Another key was that Yagan “wanted every single interaction on my website—when this person sends a message to this person. Imagine a video camera in every bar in America. What would you do with that data? For instance, we found that when the price of gas goes up people narrow their search [geographically].”
So the question becomes, amidst all the data we’re getting now, is there still a place for failure and intuition? Absolutely.
“I tell everybody that works for me that I’d rather have them try and fail than not try,” Rajeev Kapur, CEO of 1105 Media, told us a couple years ago. “And that I want them to make a decision. We can fix a bad decision; we can’t fix a no-decision. No one will ever get fired for trying something new or for failing at something they tried to do. I reward people who try, people who think outside the box. I am doing everything I can to empower my team all the way down the chain to say, ‘Look, this is what we need to do for the customer.'”
Kate Lucey, a former digital editor for Cosmopolitan UK, agrees with Kapur, that there are advantages to both success and failure. “If something [messes] up, you can look at your stats and figure out what went wrong,” she said. “Try new ideas—if they work, how can you expand them? If they fail, why did they fail and what have you learnt about your audience that you can apply to future work? It’s constant learning, constant adapting—and a constant headache… but it’s FUN.”
Oscar-winning director Sam Mendes is known for creating “a safe room.” “Sam makes the room embracing, warm,” producer Scott Rudin said. “People are free to have a bad idea. Frequently the bad idea illuminates where the great idea is. He’s very open about what he perceives to be his own mistakes. If he doesn’t know something, he’s entirely comfortable asking the questions. That makes people feel incredibly well protected.”

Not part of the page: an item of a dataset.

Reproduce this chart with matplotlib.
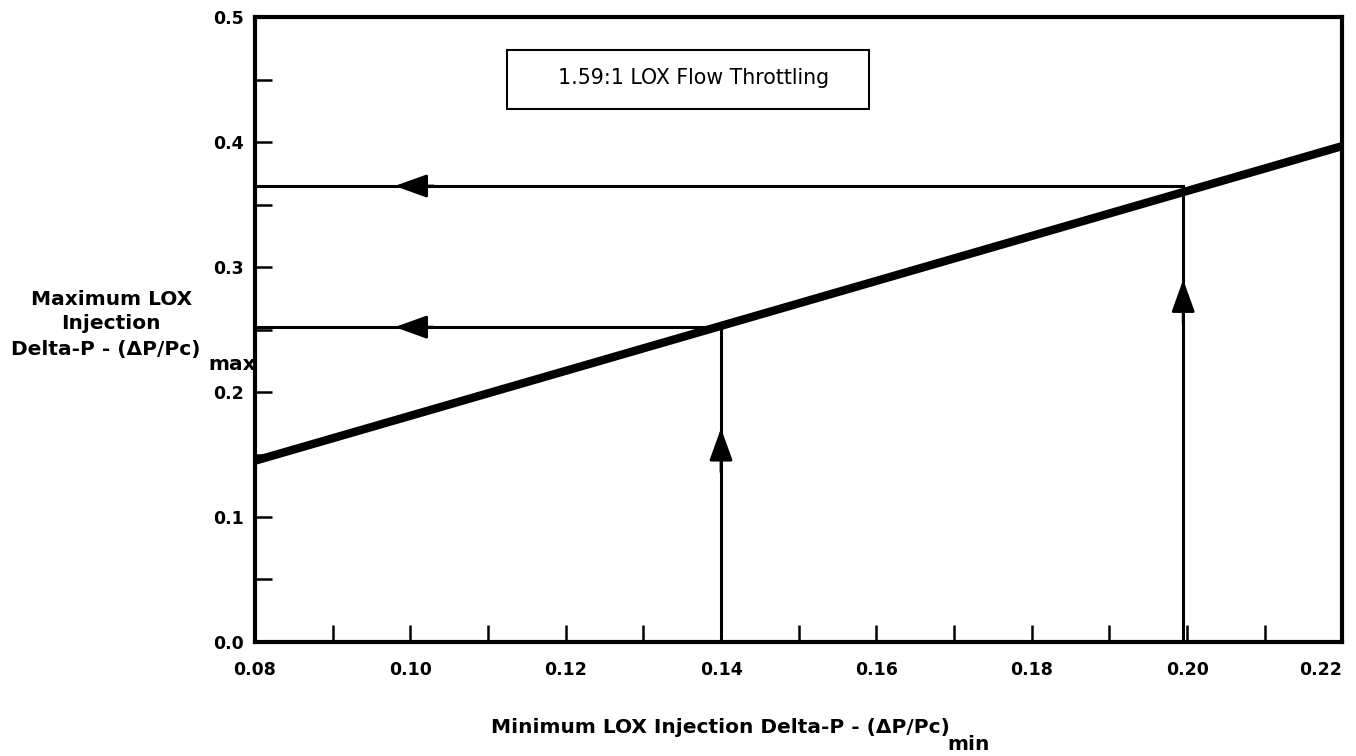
import matplotlib
matplotlib.use('Agg')
import matplotlib.pyplot as plt
from matplotlib.patches import Rectangle
from matplotlib.ticker import MultipleLocator

plt.rcParams['font.family'] = ['DejaVu Sans']
plt.rcParams['font.weight'] = 'bold'

# 数据
line_x = [0.08, 0.22]
line_y = [0.145, 0.397]

# 两个工作点 (最小压降 -> 最大压降)
point_x = [0.14, 0.1995]
point_y = [0.252, 0.365]

# 箭头尖端位置
h_arrow_tip_x = [0.098, 0.098]
v_arrow_tip_y = [0.171, 0.29]

x_ticks = [0.08, 0.10, 0.12, 0.14, 0.16, 0.18, 0.20, 0.22]
y_ticks = [0.0, 0.1, 0.2, 0.3, 0.4, 0.5]

fig = plt.figure(figsize=(13.56, 7.56), dpi=100)
ax = fig.add_axes([0.188, 0.151, 0.802, 0.826])

ax.plot(line_x, line_y, color='black', lw=6, solid_capstyle='butt', zorder=4)

arrow_props = dict(arrowstyle='-|>,head_length=2.0,head_width=0.72',
                   color='black', lw=2, shrinkA=0, shrinkB=0)

for px, py, tx, ty in zip(point_x, point_y, h_arrow_tip_x, v_arrow_tip_y):
    # 水平线
    ax.plot([0.08, px], [py, py], color='black', lw=2.2, zorder=3)
    ax.annotate('', xy=(tx, py), xytext=(tx + 0.005, py), arrowprops=arrow_props)
    # 竖线
    ax.plot([px, px], [0, py], color='black', lw=2.2, zorder=3)
    ax.annotate('', xy=(px, ty), xytext=(px, ty - 0.035), arrowprops=arrow_props)

# 说明框
ax.add_patch(Rectangle((0.1125, 0.427), 0.0465, 0.047, fill=False,
                       edgecolor='black', lw=1.5, zorder=5))
ax.text(0.1365, 0.4465, '1.59:1 LOX Flow Throttling', ha='center', va='baseline',
        fontsize=14.8, fontweight='normal', zorder=6)

ax.set_xlim(0.08, 0.22)
ax.set_ylim(0.0, 0.5)
ax.set_xticks(x_ticks)
ax.set_yticks(y_ticks)
ax.set_xticklabels(['%.2f' % v for v in x_ticks])
ax.set_yticklabels(['%.1f' % v for v in y_ticks])
ax.get_xticklabels()[-1].set_ha('right')
ax.xaxis.set_minor_locator(MultipleLocator(0.01))
ax.yaxis.set_minor_locator(MultipleLocator(0.05))
ax.tick_params(which='both', direction='in', length=12, width=1.8,
               labelsize=12.5)
ax.tick_params(axis='x', which='both', top=False, pad=14)
ax.tick_params(axis='y', which='both', right=False, pad=8)
for s in ax.spines.values():
    s.set_linewidth(3)

# y 轴标题 (带下标)
fig.text(0.082, 1 - 305 / 756, 'Maximum LOX', ha='center', va='baseline', fontsize=14.5)
fig.text(0.082, 1 - 329 / 756, 'Injection', ha='center', va='baseline', fontsize=14.5)
fig.text(0.078, 1 - 355 / 756, 'Delta-P - (\u0394P/Pc)', ha='center', va='baseline', fontsize=14.5)
fig.text(0.1535, 1 - 370 / 756, 'max', ha='left', va='baseline', fontsize=14.5)

# x 轴标题 (带下标)
fig.text(0.5315, 1 - 733 / 756, 'Minimum LOX Injection Delta-P - (\u0394P/Pc)',
         ha='center', va='baseline', fontsize=14.5)
fig.text(0.6985, 1 - 750 / 756, 'min', ha='left', va='baseline', fontsize=14.5)

fig.savefig('out.png', dpi=100)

Finally, there’s actually a Museum of Failure in Helsingborg, Sweden. Dr. Samuel West said he started the museum “to encourage organizations to be better at learning from failures—not just ignoring them and pretending they never happened.” And where did the idea come to him from? When he visited the Museum of Broken Relationships, of course. (Yes, it realy exists; there are branches in Los Angeles and Zagreb.)